WHAT IS REQUIRED.
Print the data exactly, leaving nothing out.

==== SUPPLIED ENTRIES ====

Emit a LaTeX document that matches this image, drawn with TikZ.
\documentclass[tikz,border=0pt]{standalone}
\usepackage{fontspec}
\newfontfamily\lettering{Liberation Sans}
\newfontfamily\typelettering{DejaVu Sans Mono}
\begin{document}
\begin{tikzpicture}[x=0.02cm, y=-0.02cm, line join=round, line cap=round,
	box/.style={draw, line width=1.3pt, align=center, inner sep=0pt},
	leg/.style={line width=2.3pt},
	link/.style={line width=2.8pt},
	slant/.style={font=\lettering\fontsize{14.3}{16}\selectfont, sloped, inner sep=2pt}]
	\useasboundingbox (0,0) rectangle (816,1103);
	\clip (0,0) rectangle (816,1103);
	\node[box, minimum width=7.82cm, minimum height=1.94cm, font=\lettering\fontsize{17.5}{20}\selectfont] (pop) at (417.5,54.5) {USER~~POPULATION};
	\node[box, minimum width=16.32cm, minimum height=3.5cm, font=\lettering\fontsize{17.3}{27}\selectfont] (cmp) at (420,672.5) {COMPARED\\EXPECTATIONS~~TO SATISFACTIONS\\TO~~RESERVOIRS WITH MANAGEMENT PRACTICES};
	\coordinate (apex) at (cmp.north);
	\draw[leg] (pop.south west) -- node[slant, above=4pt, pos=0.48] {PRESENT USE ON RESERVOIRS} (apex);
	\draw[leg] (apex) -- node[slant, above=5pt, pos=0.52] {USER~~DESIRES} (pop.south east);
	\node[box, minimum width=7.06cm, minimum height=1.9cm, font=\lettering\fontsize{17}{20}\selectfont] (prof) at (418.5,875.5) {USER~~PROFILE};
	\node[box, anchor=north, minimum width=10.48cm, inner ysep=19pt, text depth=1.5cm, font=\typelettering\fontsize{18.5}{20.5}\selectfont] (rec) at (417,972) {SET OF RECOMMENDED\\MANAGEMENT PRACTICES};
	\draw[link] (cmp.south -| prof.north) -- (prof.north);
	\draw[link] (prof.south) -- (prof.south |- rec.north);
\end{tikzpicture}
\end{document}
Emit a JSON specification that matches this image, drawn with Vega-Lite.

====

OUTPUT OF THE EXERCISE.
Emit a LaTeX document that matches this image, drawn with TikZ.
\documentclass[tikz,border=0pt]{standalone}
\usepackage{fontspec}
\newfontfamily\lettering{Liberation Sans}
\newfontfamily\typelettering{DejaVu Sans Mono}
\begin{document}
\begin{tikzpicture}[x=0.02cm, y=-0.02cm, line join=round, line cap=round,
	box/.style={draw, line width=1.3pt, align=center, inner sep=0pt},
	leg/.style={line width=2.3pt},
	link/.style={line width=2.8pt},
	slant/.style={font=\lettering\fontsize{14.3}{16}\selectfont, sloped, inner sep=2pt}]
	\useasboundingbox (0,0) rectangle (816,1103);
	\clip (0,0) rectangle (816,1103);
	\node[box, minimum width=7.82cm, minimum height=1.94cm, font=\lettering\fontsize{17.5}{20}\selectfont] (pop) at (417.5,54.5) {USER~~POPULATION};
	\node[box, minimum width=16.32cm, minimum height=3.5cm, font=\lettering\fontsize{17.3}{27}\selectfont] (cmp) at (420,672.5) {COMPARED\\EXPECTATIONS~~TO SATISFACTIONS\\TO~~RESERVOIRS WITH MANAGEMENT PRACTICES};
	\coordinate (apex) at (cmp.north);
	\draw[leg] (pop.south west) -- node[slant, above=4pt, pos=0.48] {PRESENT USE ON RESERVOIRS} (apex);
	\draw[leg] (apex) -- node[slant, above=5pt, pos=0.52] {USER~~DESIRES} (pop.south east);
	\node[box, minimum width=7.06cm, minimum height=1.9cm, font=\lettering\fontsize{17}{20}\selectfont] (prof) at (418.5,875.5) {USER~~PROFILE};
	\node[box, anchor=north, minimum width=10.48cm, inner ysep=19pt, text depth=1.5cm, font=\typelettering\fontsize{18.5}{20.5}\selectfont] (rec) at (417,972) {SET OF RECOMMENDED\\MANAGEMENT PRACTICES};
	\draw[link] (cmp.south -| prof.north) -- (prof.north);
	\draw[link] (prof.south) -- (prof.south |- rec.north);
\end{tikzpicture}
\end{document}
Emit a JSON specification that matches this image, drawn with Vega-Lite.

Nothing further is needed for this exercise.